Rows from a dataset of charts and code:
* Start *
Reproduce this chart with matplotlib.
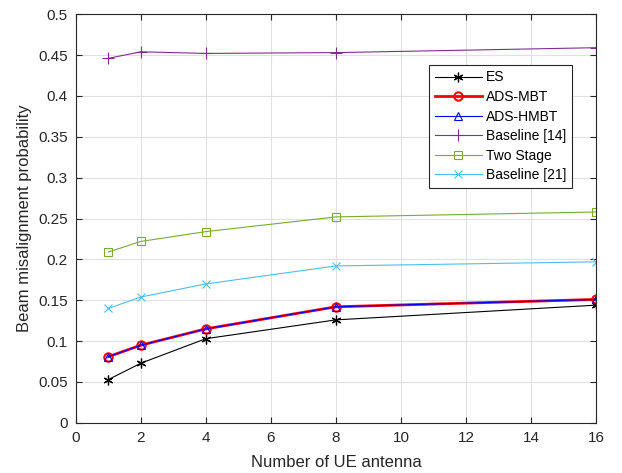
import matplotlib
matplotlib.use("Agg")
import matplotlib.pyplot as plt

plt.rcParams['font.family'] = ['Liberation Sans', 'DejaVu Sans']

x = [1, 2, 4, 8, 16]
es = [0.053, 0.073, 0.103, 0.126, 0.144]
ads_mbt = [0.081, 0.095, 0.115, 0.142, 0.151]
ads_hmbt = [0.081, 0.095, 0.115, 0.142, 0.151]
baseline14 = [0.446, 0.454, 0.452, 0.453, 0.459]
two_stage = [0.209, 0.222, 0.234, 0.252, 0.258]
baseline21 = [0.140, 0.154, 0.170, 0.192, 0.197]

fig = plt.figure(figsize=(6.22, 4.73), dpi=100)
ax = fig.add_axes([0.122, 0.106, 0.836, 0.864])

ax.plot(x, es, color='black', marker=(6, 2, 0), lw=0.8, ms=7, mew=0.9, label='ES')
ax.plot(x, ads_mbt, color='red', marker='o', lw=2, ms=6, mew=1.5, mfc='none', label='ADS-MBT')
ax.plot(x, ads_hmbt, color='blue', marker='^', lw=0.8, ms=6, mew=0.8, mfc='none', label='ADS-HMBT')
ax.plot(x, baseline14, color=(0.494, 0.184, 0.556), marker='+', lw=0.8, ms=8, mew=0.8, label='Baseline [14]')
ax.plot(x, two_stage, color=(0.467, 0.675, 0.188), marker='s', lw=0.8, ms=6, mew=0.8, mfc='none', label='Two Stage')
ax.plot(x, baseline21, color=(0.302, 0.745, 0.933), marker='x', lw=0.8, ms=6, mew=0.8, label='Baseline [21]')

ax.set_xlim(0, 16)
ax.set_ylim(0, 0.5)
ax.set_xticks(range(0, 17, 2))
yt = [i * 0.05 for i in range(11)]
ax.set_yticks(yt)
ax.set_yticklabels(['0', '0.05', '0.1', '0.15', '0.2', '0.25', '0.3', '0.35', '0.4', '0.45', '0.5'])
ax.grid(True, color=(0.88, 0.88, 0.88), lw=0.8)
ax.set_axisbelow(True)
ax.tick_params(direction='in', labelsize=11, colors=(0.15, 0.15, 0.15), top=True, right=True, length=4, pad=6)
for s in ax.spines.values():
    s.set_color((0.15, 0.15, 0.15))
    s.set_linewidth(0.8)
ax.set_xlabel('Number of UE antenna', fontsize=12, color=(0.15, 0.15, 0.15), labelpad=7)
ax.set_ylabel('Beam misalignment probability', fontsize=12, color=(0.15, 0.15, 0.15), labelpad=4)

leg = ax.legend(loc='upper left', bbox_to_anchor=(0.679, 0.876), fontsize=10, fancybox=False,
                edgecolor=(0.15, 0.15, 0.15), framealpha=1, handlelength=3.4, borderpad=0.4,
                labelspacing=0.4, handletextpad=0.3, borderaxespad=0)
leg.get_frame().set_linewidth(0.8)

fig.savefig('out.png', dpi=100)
* End *
* Start *
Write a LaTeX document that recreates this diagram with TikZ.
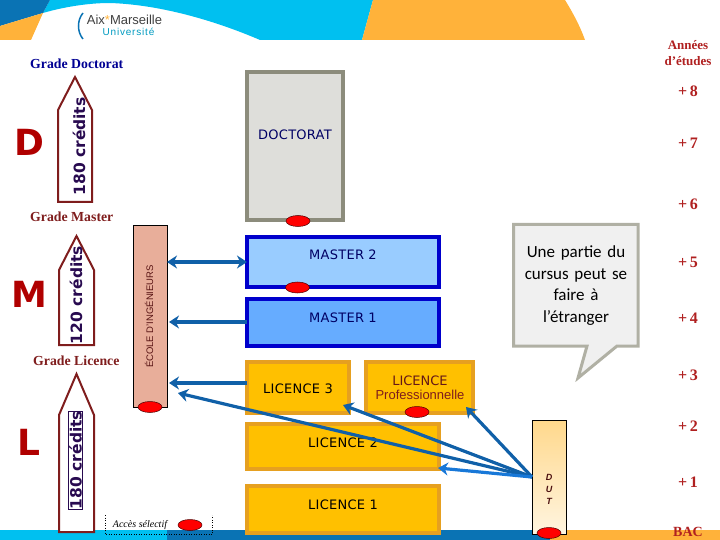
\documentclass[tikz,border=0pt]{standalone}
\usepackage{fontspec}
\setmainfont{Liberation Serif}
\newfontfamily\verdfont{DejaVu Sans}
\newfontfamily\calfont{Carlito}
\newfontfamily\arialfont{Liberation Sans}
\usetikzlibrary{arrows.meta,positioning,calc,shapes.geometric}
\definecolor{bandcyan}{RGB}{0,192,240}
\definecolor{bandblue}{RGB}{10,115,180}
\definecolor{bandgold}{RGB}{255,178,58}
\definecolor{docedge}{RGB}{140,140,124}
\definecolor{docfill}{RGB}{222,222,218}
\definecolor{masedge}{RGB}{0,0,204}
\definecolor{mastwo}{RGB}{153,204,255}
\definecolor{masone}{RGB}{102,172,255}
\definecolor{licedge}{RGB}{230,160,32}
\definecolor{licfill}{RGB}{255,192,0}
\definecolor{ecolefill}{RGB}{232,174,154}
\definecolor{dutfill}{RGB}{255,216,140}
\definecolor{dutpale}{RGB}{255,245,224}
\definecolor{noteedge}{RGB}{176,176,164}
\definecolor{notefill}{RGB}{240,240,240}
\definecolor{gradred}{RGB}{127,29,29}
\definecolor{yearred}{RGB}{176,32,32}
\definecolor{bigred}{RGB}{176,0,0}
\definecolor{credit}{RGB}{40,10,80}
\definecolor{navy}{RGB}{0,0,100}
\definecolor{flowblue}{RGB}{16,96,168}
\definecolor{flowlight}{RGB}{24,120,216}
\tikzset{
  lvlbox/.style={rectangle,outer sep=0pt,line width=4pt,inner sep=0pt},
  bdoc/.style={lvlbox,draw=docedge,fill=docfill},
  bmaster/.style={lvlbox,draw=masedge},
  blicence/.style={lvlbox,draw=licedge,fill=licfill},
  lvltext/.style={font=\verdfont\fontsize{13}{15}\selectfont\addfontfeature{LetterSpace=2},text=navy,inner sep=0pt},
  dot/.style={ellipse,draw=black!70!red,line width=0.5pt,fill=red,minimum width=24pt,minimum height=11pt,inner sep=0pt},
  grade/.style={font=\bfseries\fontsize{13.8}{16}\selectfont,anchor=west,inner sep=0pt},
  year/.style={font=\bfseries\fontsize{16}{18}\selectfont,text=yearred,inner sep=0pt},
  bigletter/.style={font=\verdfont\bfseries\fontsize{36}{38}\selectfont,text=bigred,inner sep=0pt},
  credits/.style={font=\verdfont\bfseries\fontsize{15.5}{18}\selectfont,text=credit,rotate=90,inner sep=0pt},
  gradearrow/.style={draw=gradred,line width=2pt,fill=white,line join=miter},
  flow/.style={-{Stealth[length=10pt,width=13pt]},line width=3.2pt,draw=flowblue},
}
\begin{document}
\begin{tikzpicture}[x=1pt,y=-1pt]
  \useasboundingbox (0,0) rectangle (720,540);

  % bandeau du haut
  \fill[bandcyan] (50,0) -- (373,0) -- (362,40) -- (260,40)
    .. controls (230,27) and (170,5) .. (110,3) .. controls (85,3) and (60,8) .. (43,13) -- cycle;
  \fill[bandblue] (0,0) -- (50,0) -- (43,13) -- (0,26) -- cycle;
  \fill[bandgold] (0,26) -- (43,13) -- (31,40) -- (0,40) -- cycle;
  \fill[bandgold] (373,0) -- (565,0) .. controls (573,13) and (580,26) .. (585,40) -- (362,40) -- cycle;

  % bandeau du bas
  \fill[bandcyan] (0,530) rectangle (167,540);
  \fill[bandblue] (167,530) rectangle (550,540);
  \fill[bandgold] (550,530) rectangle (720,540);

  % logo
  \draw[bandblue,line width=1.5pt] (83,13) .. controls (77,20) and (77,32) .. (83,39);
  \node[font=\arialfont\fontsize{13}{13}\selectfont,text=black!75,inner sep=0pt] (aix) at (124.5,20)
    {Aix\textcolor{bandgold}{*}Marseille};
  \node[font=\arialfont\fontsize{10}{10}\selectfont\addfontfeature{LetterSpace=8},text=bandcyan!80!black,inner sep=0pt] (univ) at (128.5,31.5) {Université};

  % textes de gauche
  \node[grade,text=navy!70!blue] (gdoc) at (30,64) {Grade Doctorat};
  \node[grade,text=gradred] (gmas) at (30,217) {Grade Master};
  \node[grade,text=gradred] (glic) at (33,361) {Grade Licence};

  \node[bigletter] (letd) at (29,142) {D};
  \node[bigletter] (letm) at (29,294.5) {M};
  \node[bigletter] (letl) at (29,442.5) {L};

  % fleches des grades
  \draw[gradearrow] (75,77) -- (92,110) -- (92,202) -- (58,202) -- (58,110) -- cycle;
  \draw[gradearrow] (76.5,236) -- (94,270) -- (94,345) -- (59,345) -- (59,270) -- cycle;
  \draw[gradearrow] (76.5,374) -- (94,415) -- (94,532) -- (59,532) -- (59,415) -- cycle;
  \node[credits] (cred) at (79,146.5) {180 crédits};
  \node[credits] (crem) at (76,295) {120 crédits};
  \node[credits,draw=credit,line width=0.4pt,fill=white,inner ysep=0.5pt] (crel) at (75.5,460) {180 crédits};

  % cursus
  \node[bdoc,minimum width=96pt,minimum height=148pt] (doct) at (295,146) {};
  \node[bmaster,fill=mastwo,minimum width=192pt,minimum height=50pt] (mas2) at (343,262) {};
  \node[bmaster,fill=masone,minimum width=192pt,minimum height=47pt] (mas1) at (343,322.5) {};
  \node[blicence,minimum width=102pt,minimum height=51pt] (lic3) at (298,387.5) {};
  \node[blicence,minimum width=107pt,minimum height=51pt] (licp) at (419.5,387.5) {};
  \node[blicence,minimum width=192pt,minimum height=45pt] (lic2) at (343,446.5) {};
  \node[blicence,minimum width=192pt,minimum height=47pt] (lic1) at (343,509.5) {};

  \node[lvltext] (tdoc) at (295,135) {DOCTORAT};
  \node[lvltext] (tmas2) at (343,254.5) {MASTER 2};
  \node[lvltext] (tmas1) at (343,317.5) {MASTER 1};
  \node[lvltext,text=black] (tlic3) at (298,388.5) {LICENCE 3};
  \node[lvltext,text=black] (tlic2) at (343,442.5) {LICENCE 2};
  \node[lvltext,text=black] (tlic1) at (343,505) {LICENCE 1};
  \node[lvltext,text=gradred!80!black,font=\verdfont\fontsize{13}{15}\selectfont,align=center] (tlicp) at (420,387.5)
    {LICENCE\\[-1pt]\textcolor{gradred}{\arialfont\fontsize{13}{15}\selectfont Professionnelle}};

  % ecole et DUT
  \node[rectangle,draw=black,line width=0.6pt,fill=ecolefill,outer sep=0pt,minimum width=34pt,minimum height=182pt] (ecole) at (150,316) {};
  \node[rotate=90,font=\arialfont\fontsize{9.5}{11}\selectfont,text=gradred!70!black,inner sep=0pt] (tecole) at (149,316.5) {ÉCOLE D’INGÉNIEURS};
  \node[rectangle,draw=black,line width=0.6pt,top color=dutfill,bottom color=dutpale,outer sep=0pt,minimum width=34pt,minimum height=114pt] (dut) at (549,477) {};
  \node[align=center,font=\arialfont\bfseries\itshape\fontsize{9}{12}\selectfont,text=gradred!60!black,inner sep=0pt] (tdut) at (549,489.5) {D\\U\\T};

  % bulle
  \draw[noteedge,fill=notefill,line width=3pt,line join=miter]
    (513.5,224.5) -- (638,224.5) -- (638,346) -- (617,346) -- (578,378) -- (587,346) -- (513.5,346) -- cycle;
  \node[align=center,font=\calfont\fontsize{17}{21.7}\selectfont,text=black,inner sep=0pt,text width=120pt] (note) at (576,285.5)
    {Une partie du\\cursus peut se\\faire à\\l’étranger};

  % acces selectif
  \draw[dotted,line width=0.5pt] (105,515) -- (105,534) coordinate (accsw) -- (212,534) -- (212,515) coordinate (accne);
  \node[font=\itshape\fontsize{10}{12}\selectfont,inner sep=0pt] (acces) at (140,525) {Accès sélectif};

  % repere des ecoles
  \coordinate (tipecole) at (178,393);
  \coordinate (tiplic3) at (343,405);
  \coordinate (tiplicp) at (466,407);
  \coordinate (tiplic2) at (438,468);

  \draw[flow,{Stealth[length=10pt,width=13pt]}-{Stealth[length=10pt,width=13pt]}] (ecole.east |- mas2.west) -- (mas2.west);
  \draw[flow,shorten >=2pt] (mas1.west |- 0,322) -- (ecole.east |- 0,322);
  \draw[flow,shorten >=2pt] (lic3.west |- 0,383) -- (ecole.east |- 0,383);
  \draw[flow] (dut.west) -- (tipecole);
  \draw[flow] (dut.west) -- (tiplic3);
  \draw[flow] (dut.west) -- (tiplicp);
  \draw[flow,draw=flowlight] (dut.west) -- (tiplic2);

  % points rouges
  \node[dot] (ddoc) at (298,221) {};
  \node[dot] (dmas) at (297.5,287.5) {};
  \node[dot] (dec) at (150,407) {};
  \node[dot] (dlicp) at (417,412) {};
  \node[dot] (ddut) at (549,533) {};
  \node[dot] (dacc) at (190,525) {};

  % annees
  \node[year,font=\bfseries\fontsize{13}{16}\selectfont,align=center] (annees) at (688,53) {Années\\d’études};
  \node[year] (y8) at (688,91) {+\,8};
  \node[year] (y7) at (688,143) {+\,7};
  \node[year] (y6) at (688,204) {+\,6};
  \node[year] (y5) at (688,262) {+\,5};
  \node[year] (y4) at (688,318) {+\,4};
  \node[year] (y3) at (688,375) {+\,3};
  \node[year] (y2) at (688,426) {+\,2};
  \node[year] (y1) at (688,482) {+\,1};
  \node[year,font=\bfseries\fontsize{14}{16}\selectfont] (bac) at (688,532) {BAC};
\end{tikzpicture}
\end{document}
* End *
Written task:
Pick out the lines containing the string "this" and show them.

Correct output:
Reproduce this chart with matplotlib.
Write a LaTeX document that recreates this diagram with TikZ.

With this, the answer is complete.